Techs and execs collaborate on Linux apps

In more and more Linux deployments at banks and brokerages, the business side of the operation is getting heavily into the act. Collaboration is becoming the keyword, and suddenly Linux developers find they're being joined by executives.

NEW YORK CITY (BetaNews) - Collaboration between business executives and developers was the main theme emerging from a panel session at the Linux on Wall Street show today featuring speakers from the Bank of New York Mellon, Software Freedom Law Center, Alfresco Project, and the Collaborative Software Institute (CSI).

Stan Rose of the Bank of New York Mellon credited the need for government and regulatory compliance with originally pulling together technology and business people within the financial services industry.

Now, through a project known as "Bits," the techs and execs at around 100 major financial services firms are working together -- and lately, they've even been taking a look at running end user applications on Linux, according to Rose, who is the bank's managing director for Technology Risk Management.

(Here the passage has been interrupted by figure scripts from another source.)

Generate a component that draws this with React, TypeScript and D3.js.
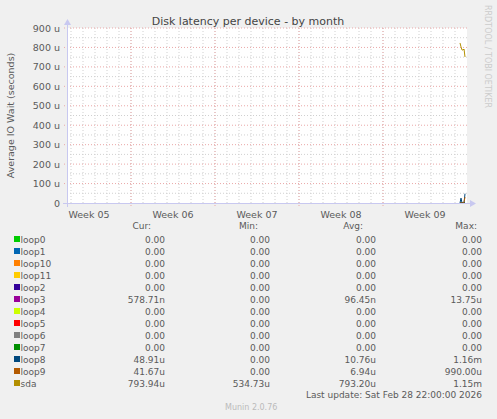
import * as d3 from 'd3'
import React from "react";

// time of each sample (2 hour steps, only the last few carry data)
const times = ["2026-03-01T10:00:00Z", "2026-03-01T12:00:00Z", "2026-03-01T14:00:00Z", "2026-03-01T16:00:00Z", "2026-03-01T18:00:00Z", "2026-03-01T20:00:00Z"];

const devices = ["loop0", "loop1", "loop10", "loop11", "loop2", "loop3", "loop4", "loop5", "loop6", "loop7", "loop8", "loop9", "sda"];
const colors = ["#00CC00", "#0066B3", "#FF8000", "#FFCC00", "#330099", "#990099", "#CCFF00", "#FF0000", "#808080", "#008F00", "#00487D", "#B35A00", "#B38F00"];

// values in microseconds
const loop8 = [0, 25, 0, 0, 0, 48];
const loop9 = [0, 0, 0, 0, 4, 30];
const sda = [823, 803, 787, 787, 792, 751];
const zeros = [0, 0, 0, 0, 0, 0];

const curCol = ["0.00", "0.00", "0.00", "0.00", "0.00", "578.71n", "0.00", "0.00", "0.00", "0.00", "48.91u", "41.67u", "793.94u"];
const minCol = ["0.00", "0.00", "0.00", "0.00", "0.00", "0.00", "0.00", "0.00", "0.00", "0.00", "0.00", "0.00", "534.73u"];
const avgCol = ["0.00", "0.00", "0.00", "0.00", "0.00", "96.45n", "0.00", "0.00", "0.00", "0.00", "10.76u", "6.94u", "793.20u"];
const maxCol = ["0.00", "0.00", "0.00", "0.00", "0.00", "13.75u", "0.00", "0.00", "0.00", "0.00", "1.16m", "990.00u", "1.15m"];

const yTicks = [0, 100, 200, 300, 400, 500, 600, 700, 800, 900];
const weekLabels = ["Week 05", "Week 06", "Week 07", "Week 08", "Week 09"];

const W = 497, H = 419;
const left = 67, right = 467, top = 28, bottom = 203;
const font = "'DejaVu Sans', sans-serif";
const txt = "#5a5a5a";

const App: React.FC = () => {
    const x = d3.scaleUtc()
        .domain([new Date("2026-01-27T16:00:00Z"), new Date("2026-03-02T00:00:00Z")])
        .range([left, right]);
    const y = d3.scaleLinear().domain([0, 900]).range([bottom, top]);

    const series = devices.map(d => {
        if (d === "loop8") return loop8;
        if (d === "loop9") return loop9;
        if (d === "sda") return sda;
        return zeros;
    });

    const line = d3.line<number>()
        .x((_, i) => x(new Date(times[i])))
        .y(v => y(v));

    const [t0, t1] = x.domain();
    const days = d3.utcDay.range(t0, t1);
    const mondays = d3.utcMonday.range(t0, t1);
    const weekStarts = d3.utcMonday.range(d3.utcMonday.floor(t0), t1);
    const weekMid = weekStarts.map(m => d3.utcHour.offset(m, 84));
    const minorY = d3.range(50, 900, 100);

    const rowY = (i: number) => 239 + i * 12;

    return (
        <svg width={W} height={H} style={{ position: 'absolute', left: 0, top: 0 }} fontFamily={font}>
            <rect width={W} height={H} fill="#F0F0F0" />
            <rect x={left} y={top} width={right - left} height={bottom - top} fill="#FFFFFF" />

            {days.map((d, i) => (
                <line key={'vd' + i} x1={x(d)} x2={x(d)} y1={top} y2={bottom} stroke="#d0d0d0" strokeWidth={1} strokeDasharray="1,2" />
            ))}
            {minorY.map((v, i) => (
                <line key={'hm' + i} x1={left} x2={right} y1={y(v)} y2={y(v)} stroke="#d0d0d0" strokeWidth={1} strokeDasharray="1,2" />
            ))}
            {mondays.map((d, i) => (
                <line key={'vm' + i} x1={x(d)} x2={x(d)} y1={top} y2={bottom + 3} stroke="#eaa8a8" strokeWidth={1} strokeDasharray="1,2" />
            ))}
            {yTicks.slice(1).map((v, i) => (
                <line key={'hM' + i} x1={left - 3} x2={right} y1={y(v)} y2={y(v)} stroke="#eaa8a8" strokeWidth={1} strokeDasharray="1,2" />
            ))}

            {series.map((s, i) => (
                <path key={'s' + i} d={line(s) ?? ''} fill="none" stroke={colors[i]} strokeWidth={1} />
            ))}

            {/* axes */}
            <line x1={left - 4} x2={right + 3} y1={bottom + 0.5} y2={bottom + 0.5} stroke="#c8c8f0" strokeWidth={1} />
            <path d={`M${right + 3},${bottom - 3} L${right + 9},${bottom + 0.5} L${right + 3},${bottom + 4} Z`} fill="#c8c8f0" />
            <line x1={left + 0.5} x2={left + 0.5} y1={bottom + 4} y2={top - 3} stroke="#c8c8f0" strokeWidth={1} />
            <path d={`M${left - 3},${top - 3} L${left + 0.5},${top - 9} L${left + 4},${top - 3} Z`} fill="#c8c8f0" />

            {yTicks.map((v, i) => (
                <text key={'yt' + i} x={60} y={y(v) + 3.5} textAnchor="end" fontSize={9.5} fill={txt}>
                    {v === 0 ? "0" : `${v} u`}
                </text>
            ))}
            {weekMid.map((d, i) => (
                <text key={'wk' + i} x={x(d)} y={218} textAnchor="middle" fontSize={9.5} fill={txt}>{weekLabels[i]}</text>
            ))}

            <text x={248} y={25} textAnchor="middle" fontSize={11} fill="#444444">Disk latency per device - by month</text>
            <text transform={`translate(14,${(top + bottom) / 2}) rotate(-90)`} textAnchor="middle" fontSize={9.5} fill={txt}>Average IO Wait (seconds)</text>
            <text transform="translate(485,5) rotate(90)" fontSize={8} fill="#cccccc">RRDTOOL / TOBI OETIKER</text>

            {/* legend */}
            <text x={151} y={229} fontSize={9} fill={txt} textAnchor="end">Cur:</text>
            <text x={258} y={229} fontSize={9} fill={txt} textAnchor="end">Min:</text>
            <text x={363} y={229} fontSize={9} fill={txt} textAnchor="end">Avg:</text>
            <text x={477} y={229} fontSize={9} fill={txt} textAnchor="end">Max:</text>
            {devices.map((d, i) => (
                <g key={'lg' + i}>
                    <rect x={14} y={rowY(i) - 3} width={6} height={6} fill={colors[i]} />
                    <text x={20.5} y={rowY(i) + 3.5} fontSize={9} fill={txt}>{d}</text>
                    <text x={165} y={rowY(i) + 3.5} fontSize={9} fill={txt} textAnchor="end">{curCol[i]}</text>
                    <text x={270} y={rowY(i) + 3.5} fontSize={9} fill={txt} textAnchor="end">{minCol[i]}</text>
                    <text x={376} y={rowY(i) + 3.5} fontSize={9} fill={txt} textAnchor="end">{avgCol[i]}</text>
                    <text x={482} y={rowY(i) + 3.5} fontSize={9} fill={txt} textAnchor="end">{maxCol[i]}</text>
                </g>
            ))}
            <text x={482} y={398} fontSize={9} fill={txt} textAnchor="end">Last update: Sat Feb 28 22:00:00 2026</text>
            <text x={225} y={410} fontSize={8} fill="#bbbbbb">Munin 2.0.76</text>
        </svg>
    );
}

export default App;
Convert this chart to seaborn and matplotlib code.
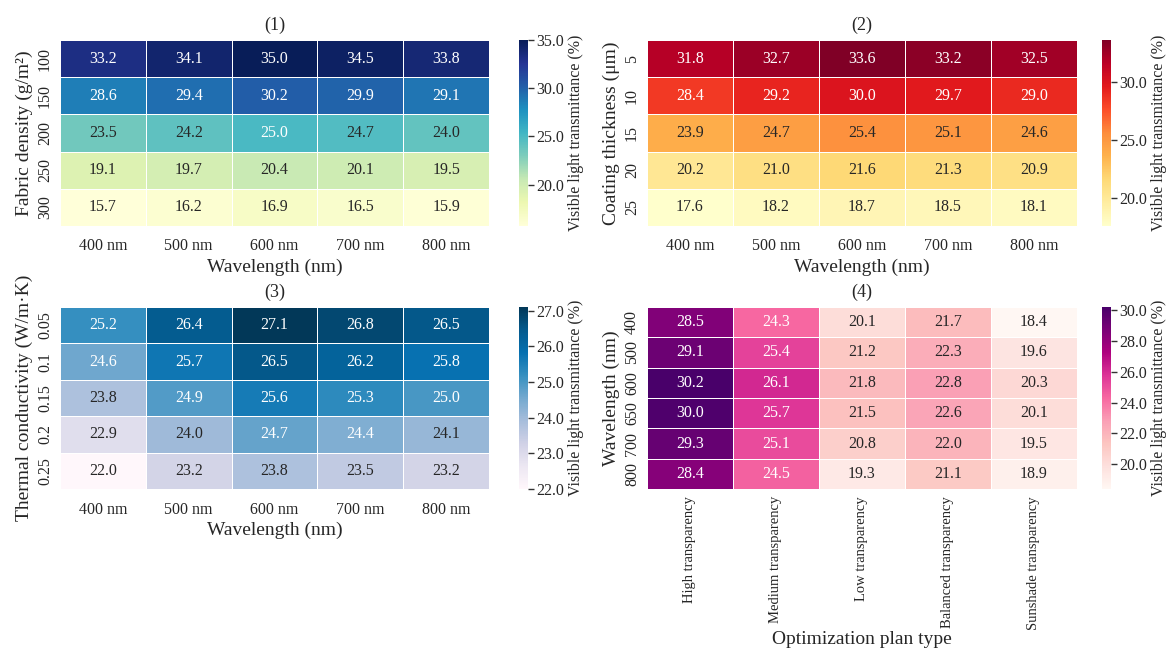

Eben Moglen, the Software Freedom Law Center's director and co-founder, said that, in his experience, the growing demand for business applications running on Linux and open source has acted as a big driver in catalyzing more collaboration between technology and business arms.

Matt Asay, Alfresco's VP of business development, suggested that business and technical managers alike are behind corporate implementations of Alfresco's solution for "open" document management.

Stuart Cohen, who once headed the Open Source Development Labs (OSDL), told the audience that he launched CSI as a way to lower the expenses of software development by bringing together business managers with similar needs to help share the costs of open source development.

But although the open source applications are most often developed in Linux, they are deployed across environments that include Windows and Unix as well as Linux, said the CSI's CSO.